Partitioned Freedom by Ram Madhav.
The book offers us a new and different perspective on the most troubled and traumatized times of modern Indian history, from the beginning of the 1900s to India’s political freedom, in 1947. It focuses on the events, incidents and chronicles that led to the fractured, amputated and divided India, which was up in communal flares across the country raging with famines and extreme levels of poverty.
India’s partition was not a smooth and peaceful affair. It happened over the dead bodies of hundreds of thousands of innocents. Historians wrote poignantly that the Sindhu river flowed not with water but with the blood of tens of thousands of Hindus and Muslims. “It was the world’s largest and rarest exodus”, wrote Larry Collins and Dominique Lapierre in ‘Freedom at Midnight’.

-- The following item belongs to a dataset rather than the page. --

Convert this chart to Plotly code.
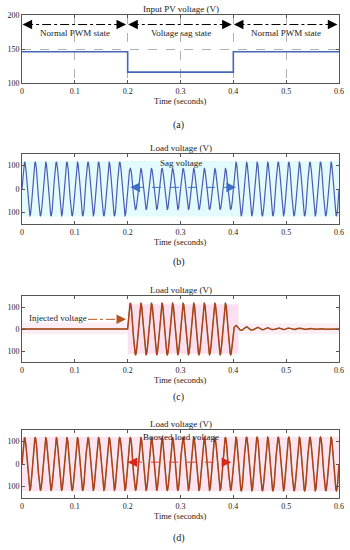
import numpy as np
import plotly.graph_objects as go

# ---------------- data ----------------
T_END = 0.6
FREQ = 50  # Hz
x_ticks = [0, 0.1, 0.2, 0.3, 0.4, 0.5, 0.6]
x_ticktext = ["0", "0.1", "0.2", "0.3", "0.4", "0.5", "0.6"]

# (a) input PV voltage, piecewise constant
a_times = [0.0, 0.2, 0.2, 0.4, 0.4, 0.6]
a_volts = [146, 146, 116, 116, 146, 146]
a_yticks = [100, 150, 200]

# (b) load voltage amplitude per state segment
b_seg_start = [0.0, 0.2, 0.4]
b_seg_end = [0.2, 0.4, 0.6]
b_seg_amp = [115, 88, 115]

# (c) injected voltage: sinusoid during sag, damped ripple afterwards
c_seg_start = [0.0, 0.2]
c_seg_end = [0.2, 0.4]
c_seg_amp = [0, 117]
c_ripple_start = 0.4
c_ripple_peaks = [16, -6, 10, -5, 8, -4, 6, -3, 5, -3, 4, -2, 4, -2, 3, -2, 3, -1, 2, -1]

# (d) boosted load voltage
d_seg_start = [0.0, 0.2, 0.4]
d_seg_end = [0.2, 0.4, 0.6]
d_seg_amp = [116, 116, 118]

v_yticks = [-100, 0, 100]
v_ticktext = ["100", "0", "100"]

# ---------------- helpers ----------------
t = np.linspace(0, T_END, 4801)


def seg_wave(starts, ends, amps):
    v = np.zeros_like(t)
    for s, e, a in zip(starts, ends, amps):
        m = (t >= s) & (t <= e)
        v[m] = a * np.sin(2 * np.pi * FREQ * t[m])
    return v


def ripple(start, peaks):
    v = np.zeros_like(t)
    half = 1.0 / FREQ / 2
    for k, p in enumerate(peaks):
        t0 = start + k * half
        m = (t >= t0) & (t <= t0 + half)
        v[m] = p * np.sin(np.pi * (t[m] - t0) / half)
    return v


b_wave = seg_wave(b_seg_start, b_seg_end, b_seg_amp)
c_wave = seg_wave(c_seg_start, c_seg_end, c_seg_amp) + ripple(c_ripple_start, c_ripple_peaks)
d_wave = seg_wave(d_seg_start, d_seg_end, d_seg_amp)

FONT = "Liberation Serif"
W, H = 350, 550
x0, x1 = 22 / W, 339 / W


def pdom(top_px, bot_px):
    return [1 - bot_px / H, 1 - top_px / H]


panels = {
    1: (15, 83),
    2: (154, 224),
    3: (296, 362),
    4: (430, 498),
}

fig = go.Figure()

# (a)
fig.add_trace(go.Scatter(x=a_times, y=a_volts, mode="lines",
                         line=dict(color="#4668b4", width=1.6), xaxis="x", yaxis="y"))
for s, e in [(0.0, 0.2), (0.2, 0.4), (0.4, 0.6)]:
    fig.add_trace(go.Scatter(x=[s + 0.004, e - 0.004], y=[186, 186], mode="lines",
                             line=dict(color="black", width=1, dash="dashdot"),
                             xaxis="x", yaxis="y"))

# (b)
fig.add_trace(go.Scatter(x=t, y=b_wave, mode="lines",
                         line=dict(color="#4a5cb4", width=1.2), xaxis="x2", yaxis="y2"))
fig.add_trace(go.Scatter(x=[0.212, 0.395], y=[7, 7], mode="lines",
                         line=dict(color="#3f6fc4", width=1, dash="dash"),
                         xaxis="x2", yaxis="y2"))

# (c)
fig.add_trace(go.Scatter(x=t, y=c_wave, mode="lines",
                         line=dict(color="#806018", width=1.5), xaxis="x3", yaxis="y3"))
fig.add_trace(go.Scatter(x=t, y=c_wave, mode="lines",
                         line=dict(color="#d42a1e", width=0.7), xaxis="x3", yaxis="y3"))
fig.add_trace(go.Scatter(x=[0.125, 0.185], y=[44, 44], mode="lines",
                         line=dict(color="#b8541e", width=1, dash="dashdot"),
                         xaxis="x3", yaxis="y3"))

# (d)
fig.add_trace(go.Scatter(x=t, y=d_wave, mode="lines",
                         line=dict(color="#806018", width=1.5), xaxis="x4", yaxis="y4"))
fig.add_trace(go.Scatter(x=t, y=d_wave, mode="lines",
                         line=dict(color="#d42a1e", width=0.7), xaxis="x4", yaxis="y4"))
fig.add_trace(go.Scatter(x=[0.21, 0.385], y=[8, 8], mode="lines",
                         line=dict(color="#e0402a", width=1, dash="dash"),
                         xaxis="x4", yaxis="y4"))

axis_common = dict(showline=True, linecolor="#555555", linewidth=1, mirror="ticks",
                   ticks="inside", ticklen=3, tickcolor="#555555", automargin=False,
                   tickfont=dict(family=FONT, size=8, color="#222"), zeroline=False)

layout = dict(width=W, height=H, margin=dict(l=0, r=0, t=0, b=0, pad=0),
              paper_bgcolor="white", plot_bgcolor="white", showlegend=False,
              font=dict(family=FONT, color="#222"))

for i, (tp, bp) in panels.items():
    xa = "xaxis" if i == 1 else f"xaxis{i}"
    ya = "yaxis" if i == 1 else f"yaxis{i}"
    yname = "y" if i == 1 else f"y{i}"
    xname = "x" if i == 1 else f"x{i}"
    layout[xa] = dict(axis_common, domain=[x0, x1], anchor=yname, range=[0, T_END],
                      tickvals=x_ticks, ticktext=x_ticktext,
                      showgrid=(i == 1), gridcolor="#b0b0b0", griddash="dash", gridwidth=1)
    if i == 1:
        layout[ya] = dict(axis_common, domain=pdom(tp, bp), anchor=xname, range=[100, 200],
                          tickvals=a_yticks, showgrid=True, gridcolor="#b0b0b0",
                          griddash="dash", gridwidth=1)
    else:
        layout[ya] = dict(axis_common, domain=pdom(tp, bp), anchor=xname, range=[-150, 150],
                          tickvals=v_yticks, ticktext=v_ticktext, showgrid=False)

fig.update_layout(**layout)

shapes = [
    dict(type="rect", xref="x2", yref="y2", x0=0, x1=0.6, y0=-118, y1=120,
         fillcolor="#e4fbfe", line_width=0, layer="below"),
    dict(type="rect", xref="x3", yref="y3", x0=0.2, x1=0.41, y0=-112, y1=112,
         fillcolor="#fde0f0", line_width=0, layer="below"),
    dict(type="rect", xref="x3", yref="y3", x0=0.0, x1=0.2, y0=-24, y1=30,
         fillcolor="#fdeef6", line_width=0, layer="below"),
    dict(type="rect", xref="x3", yref="y3", x0=0.41, x1=0.6, y0=-24, y1=26,
         fillcolor="#fdeef6", line_width=0, layer="below"),
    dict(type="rect", xref="x4", yref="y4", x0=0, x1=0.6, y0=-120, y1=120,
         fillcolor="#fde4f1", line_width=0, layer="below"),
]
fig.update_layout(shapes=shapes)


def ytop(px):
    return 1 - px / H


def txt(text, x, y, xref, yref, size):
    return dict(text=text, x=x, y=y, xref=xref, yref=yref, showarrow=False,
                xanchor="center", yanchor="middle", font=dict(family=FONT, size=size, color="#222"))


ann = []
xc_paper = (x0 + x1) / 2
for i, (tp, bp) in panels.items():
    title = "Input PV voltage (V)" if i == 1 else "Load voltage (V)"
    ann.append(txt(title, xc_paper, ytop(tp - 6), "paper", "paper", 9))
    ann.append(txt("Time (seconds)", xc_paper, ytop(bp + 18), "paper", "paper", 8.5))
    cap = ["(a)", "(b)", "(c)", "(d)"][i - 1]
    capy = [125, 262, 397, 538][i - 1]
    ann.append(txt(cap, xc_paper - 0.005, ytop(capy), "paper", "paper", 10))

for xc, s in [(0.1, "Normal PWM state"), (0.3, "Voltage sag state"), (0.5, "Normal PWM state")]:
    ann.append(txt(s, xc, 173, "x", "y", 9))


def head(xr, yr, xh, xt, y, color):
    return dict(text="", x=xh, y=y, ax=xt, ay=y, xref=xr, yref=yr, axref=xr, ayref=yr,
                showarrow=True, arrowhead=2, arrowsize=1.6, arrowwidth=1.2,
                arrowcolor=color, standoff=0, startstandoff=0)


for s, e in [(0.0, 0.2), (0.2, 0.4), (0.4, 0.6)]:
    ann.append(head("x", "y", s + 0.001, s + 0.02, 186, "black"))
    ann.append(head("x", "y", e - 0.003, e - 0.022, 186, "black"))

ann.append(txt("Sag voltage", 0.3, 112, "x2", "y2", 9))
ann.append(head("x2", "y2", 0.205, 0.225, 7, "#3f6fc4"))
ann.append(head("x2", "y2", 0.405, 0.385, 7, "#3f6fc4"))

ann.append(txt("Injected voltage", 0.068, 52, "x3", "y3", 9))
ann.append(head("x3", "y3", 0.197, 0.178, 44, "#b8541e"))

ann.append(txt("Boosted load voltage", 0.3, 118, "x4", "y4", 9))
ann.append(head("x4", "y4", 0.2, 0.22, 8, "#d8261c"))
ann.append(head("x4", "y4", 0.396, 0.376, 8, "#d8261c"))

fig.update_layout(annotations=ann)

fig.write_html("out.html", config={"displayModeBar": False},
               post_script="document.body.style.margin='0px';")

The author also brings about an interesting and rather puzzling fact in the book when he mentions how Gandhi, in the early 1940s realizes that his Hindu-Muslim unity was backfiring, and he went on to the extent of offering to Jinnah that “You(Jinnah) take over the leadership of the whole country, but please keep the country united.”Jinnah out-rightly declined this offer given by Gandhi. Later, he told one of his biographers that “ you see I knew Gandhi well, He would have first thrown the British out, promising me the whole country, but later he would have thrown me out also”, “so I did not believe in that man” Such was the distrust that Jinnah had towards Gandhi.

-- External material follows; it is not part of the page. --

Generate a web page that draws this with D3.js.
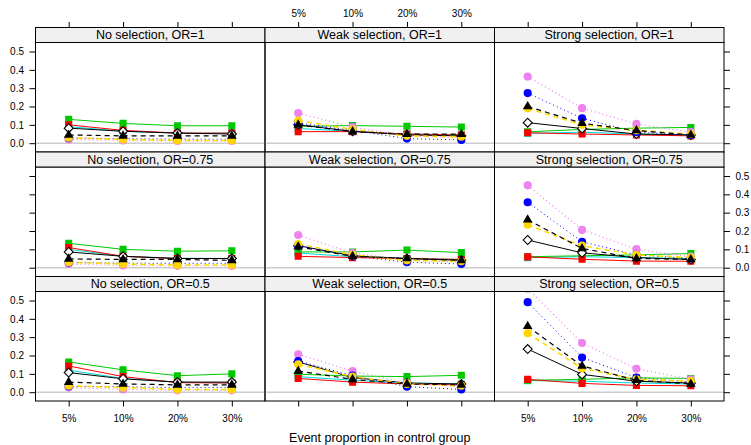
<!DOCTYPE html>
<html>
<head>
<meta charset="utf-8">
<script src="https://cdn.jsdelivr.net/npm/d3@7"></script>
<style>
    body { margin: 0; background: #fff; }
    text { font-family: "Liberation Sans", Arial, sans-serif; fill: #000; }
</style>
</head>
<body>
<div id="chart"></div>
<script>
// categories
const proportions = ["5%", "10%", "20%", "30%"];
const selections = ["No selection", "Weak selection", "Strong selection"];
const oddsRatios = ["1", "0.75", "0.5"];
const yTicks = [0, 0.1, 0.2, 0.3, 0.4, 0.5];

// series values, one row of 4 per panel
// panel order: OR=1 (no, weak, strong), OR=0.75 (...), OR=0.5 (...)
const cyanSquares = [
    [0.09, 0.065, 0.055, 0.055], [0.08, 0.065, 0.05, 0.045], [0.053, 0.06, 0.05, 0.045],
    [0.10, 0.062, 0.052, 0.05], [0.08, 0.06, 0.05, 0.045], [0.055, 0.06, 0.055, 0.05],
    [0.12, 0.075, 0.055, 0.05], [0.085, 0.065, 0.05, 0.045], [0.063, 0.06, 0.05, 0.045]
];
const greenSquares = [
    [0.13, 0.108, 0.095, 0.095], [0.092, 0.096, 0.092, 0.088], [0.062, 0.075, 0.082, 0.086],
    [0.133, 0.10, 0.09, 0.092], [0.086, 0.086, 0.096, 0.082], [0.06, 0.065, 0.07, 0.077],
    [0.165, 0.122, 0.09, 0.10], [0.098, 0.088, 0.085, 0.092], [0.065, 0.07, 0.078, 0.075]
];
const redSquares = [
    [0.10, 0.07, 0.055, 0.055], [0.063, 0.063, 0.05, 0.045], [0.057, 0.05, 0.045, 0.04],
    [0.11, 0.062, 0.05, 0.05], [0.062, 0.055, 0.05, 0.045], [0.059, 0.046, 0.036, 0.035],
    [0.143, 0.085, 0.052, 0.05], [0.075, 0.055, 0.045, 0.04], [0.07, 0.048, 0.037, 0.035]
];
const openDiamonds = [
    [0.082, 0.065, 0.055, 0.05], [0.10, 0.065, 0.045, 0.04], [0.112, 0.08, 0.05, 0.045],
    [0.086, 0.062, 0.05, 0.05], [0.12, 0.065, 0.05, 0.04], [0.151, 0.081, 0.055, 0.045],
    [0.107, 0.073, 0.055, 0.055], [0.165, 0.08, 0.05, 0.045], [0.235, 0.097, 0.06, 0.05]
];
const violetDots = [
    [0.02, 0.015, 0.012, 0.012], [0.164, 0.088, 0.04, 0.03], [0.363, 0.191, 0.105, 0.06],
    [0.02, 0.012, 0.01, 0.01], [0.178, 0.08, 0.04, 0.03], [0.449, 0.206, 0.101, 0.06],
    [0.025, 0.015, 0.01, 0.01], [0.207, 0.115, 0.05, 0.03], [0.565, 0.268, 0.128, 0.07]
];
const blueDots = [
    [0.028, 0.025, 0.022, 0.022], [0.11, 0.07, 0.025, 0.018], [0.273, 0.136, 0.06, 0.045],
    [0.028, 0.025, 0.024, 0.024], [0.12, 0.065, 0.03, 0.02], [0.357, 0.141, 0.07, 0.05],
    [0.032, 0.03, 0.025, 0.025], [0.17, 0.09, 0.03, 0.015], [0.491, 0.189, 0.08, 0.055]
];
const goldDots = [
    [0.03, 0.02, 0.015, 0.015], [0.123, 0.075, 0.04, 0.035], [0.19, 0.10, 0.07, 0.05],
    [0.03, 0.02, 0.015, 0.015], [0.129, 0.07, 0.04, 0.035], [0.234, 0.12, 0.07, 0.055],
    [0.035, 0.025, 0.015, 0.015], [0.152, 0.085, 0.045, 0.035], [0.322, 0.13, 0.07, 0.06]
];
const blackTriangles = [
    [0.045, 0.04, 0.04, 0.04], [0.10, 0.063, 0.049, 0.049], [0.20, 0.109, 0.069, 0.045],
    [0.048, 0.045, 0.045, 0.04], [0.114, 0.062, 0.05, 0.04], [0.261, 0.105, 0.05, 0.045],
    [0.055, 0.045, 0.04, 0.04], [0.115, 0.07, 0.045, 0.04], [0.359, 0.143, 0.065, 0.045]
];

// drawing order = list order (later ones on top)
const seriesList = [
    {values: cyanSquares, color: "#00d8d8", dash: null, width: 1, shape: "square", fill: "#00d8d8"},
    {values: greenSquares, color: "#00c800", dash: null, width: 1, shape: "square", fill: "#00c800"},
    {values: redSquares, color: "#ff0000", dash: null, width: 1, shape: "square", fill: "#ff0000"},
    {values: openDiamonds, color: "#000", dash: null, width: 1, shape: "diamond", fill: "#fff"},
    {values: violetDots, color: "#ee82ee", dash: "1,3", width: 1.3, shape: "circle", fill: "#ee82ee"},
    {values: blueDots, color: "#0000ff", dash: "1,3", width: 1, shape: "circle", fill: "#0000ff"},
    {values: goldDots, color: "#ffd700", dash: "5,4", width: 1.6, shape: "circle", fill: "#ffd700"},
    {values: blackTriangles, color: "#000", dash: "5,4", width: 1.2, shape: "triangle", fill: "#000"}
];

class PanelGridVis {

    constructor(parentElement) {
        this.parentElement = parentElement;
        this.initVis();
    }

    initVis() {
        let vis = this;

        vis.width = 751;
        vis.height = 445;
        vis.left = 35.5;
        vis.top = 27.5;
        vis.panelW = 229.5;
        vis.panelH = 109.5;
        vis.stripH = 15;

        vis.svg = d3.select("#" + vis.parentElement)
            .append("svg")
            .attr("width", vis.width)
            .attr("height", vis.height);

        vis.yScale = d3.scaleLinear()
            .domain([-0.048, 0.549])
            .range([vis.panelH, 0]);

        vis.symbols = {
            square: d3.symbol(d3.symbolSquare, 50)(),
            circle: d3.symbol(d3.symbolCircle, 52)(),
            triangle: d3.symbol(d3.symbolTriangle, 40)(),
            diamond: d3.symbol(d3.symbolSquare, 40)()
        };

        vis.drawPanels();
        vis.drawAxes();

        // axis title
        vis.svg.append("text")
            .attr("x", vis.left + vis.panelW * 1.5)
            .attr("y", 442)
            .attr("text-anchor", "middle")
            .style("font-size", "12.5px")
            .text("Event proportion in control group");
    }

    panelPos(r, c) {
        let vis = this;
        let stripY = vis.top + r * (vis.stripH + vis.panelH);
        return {x: vis.left + c * vis.panelW, stripY: stripY, y: stripY + vis.stripH};
    }

    drawPanels() {
        let vis = this;

        vis.xScale = d3.scalePoint()
            .domain(proportions)
            .range([0, vis.panelW])
            .padding(0.61);

        const line = d3.line()
            .x((d, i) => vis.xScale(proportions[i]))
            .y(d => vis.yScale(d));

        oddsRatios.forEach((or, r) => {
            selections.forEach((sel, c) => {
                let idx = r * 3 + c;
                let pos = vis.panelPos(r, c);

                let g = vis.svg.append("g")
                    .attr("transform", `translate(${pos.x},${pos.y})`);

                g.append("clipPath")
                    .attr("id", "clip" + idx)
                    .append("rect")
                    .attr("width", vis.panelW)
                    .attr("height", vis.panelH);

                let inner = g.append("g").attr("clip-path", `url(#clip${idx})`);

                // zero reference line
                inner.append("line")
                    .attr("x1", 0).attr("x2", vis.panelW)
                    .attr("y1", vis.yScale(0)).attr("y2", vis.yScale(0))
                    .attr("stroke", "#cccccc")
                    .attr("stroke-width", 1.6);

                seriesList.forEach(s => {
                    let vals = s.values[idx];
                    inner.append("path")
                        .attr("d", line(vals))
                        .attr("fill", "none")
                        .attr("stroke", s.color)
                        .attr("stroke-width", s.width)
                        .attr("stroke-dasharray", s.dash);

                    inner.selectAll(null)
                        .data(vals)
                        .join("path")
                        .attr("d", vis.symbols[s.shape])
                        .attr("transform", (d, i) => `translate(${vis.xScale(proportions[i])},${vis.yScale(d)})`
                            + (s.shape === "diamond" ? " rotate(45)" : ""))
                        .attr("fill", s.fill)
                        .attr("stroke", s.shape === "diamond" ? "#000" : "none")
                        .attr("stroke-width", 1.1);
                });

                // panel border
                g.append("rect")
                    .attr("width", vis.panelW)
                    .attr("height", vis.panelH)
                    .attr("fill", "none")
                    .attr("stroke", "#000");

                // strip
                vis.svg.append("rect")
                    .attr("x", pos.x)
                    .attr("y", pos.stripY)
                    .attr("width", vis.panelW)
                    .attr("height", vis.stripH)
                    .attr("fill", "#f0f0f0")
                    .attr("stroke", "#000");

                vis.svg.append("text")
                    .attr("x", pos.x + vis.panelW / 2)
                    .attr("y", pos.stripY + 11.9)
                    .attr("text-anchor", "middle")
                    .style("font-size", "12.5px")
                    .text(`${sel}, OR=${or}`);
            });
        });
    }

    drawAxes() {
        let vis = this;
        let bottom = vis.panelPos(2, 0).y + vis.panelH;

        selections.forEach((sel, c) => {
            let x0 = vis.left + c * vis.panelW;

            let topAxis = d3.axisTop(vis.xScale)
                .tickSize(5.5).tickPadding(5)
                .tickFormat(c === 1 ? null : "");
            vis.styleAxis(vis.svg.append("g")
                .attr("transform", `translate(${x0},${vis.top})`)
                .call(topAxis));

            let bottomAxis = d3.axisBottom(vis.xScale)
                .tickSize(5.5).tickPadding(8.5)
                .tickFormat(c === 1 ? "" : null);
            vis.styleAxis(vis.svg.append("g")
                .attr("transform", `translate(${x0},${bottom})`)
                .call(bottomAxis));
        });

        oddsRatios.forEach((or, r) => {
            let y0 = vis.panelPos(r, 0).y;

            let leftAxis = d3.axisLeft(vis.yScale)
                .tickValues(yTicks)
                .tickSize(6).tickPadding(5.5)
                .tickFormat(r === 1 ? "" : d3.format(".1f"));
            vis.styleAxis(vis.svg.append("g")
                .attr("transform", `translate(${vis.left},${y0})`)
                .call(leftAxis));

            let rightAxis = d3.axisRight(vis.yScale)
                .tickValues(yTicks)
                .tickSize(6).tickPadding(5.5)
                .tickFormat(r === 1 ? d3.format(".1f") : "");
            vis.styleAxis(vis.svg.append("g")
                .attr("transform", `translate(${vis.left + 3 * vis.panelW},${y0})`)
                .call(rightAxis));
        });
    }

    styleAxis(g) {
        g.select(".domain").remove();
        g.selectAll(".tick line").attr("stroke", "#000");
        g.selectAll(".tick text")
            .style("font-size", "10px")
            .style("font-family", '"Liberation Sans", Arial, sans-serif')
            .attr("fill", "#000");
    }
}

new PanelGridVis("chart");
</script>
</body>
</html>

The author stresses the fact that “one thing that we must keep in the mind is, we must not compromise with the separatist forces like the Muslim League, as we clearly encounter those statements even to this day. The Integrity and the unity of the country is something for which one should be ready to sacrifice the utmost”. Quoting how Netaji Subhas Chandra Bose upheld the unity and integrity of a United India.The author gives the impression that, if Gandhi had not forced his Hindu-Muslim unity strategy, which was successful in South Africa against the imperialist struggle; by understanding the communal realities of the subcontinent, India wouldn’t have got partitioned freedom.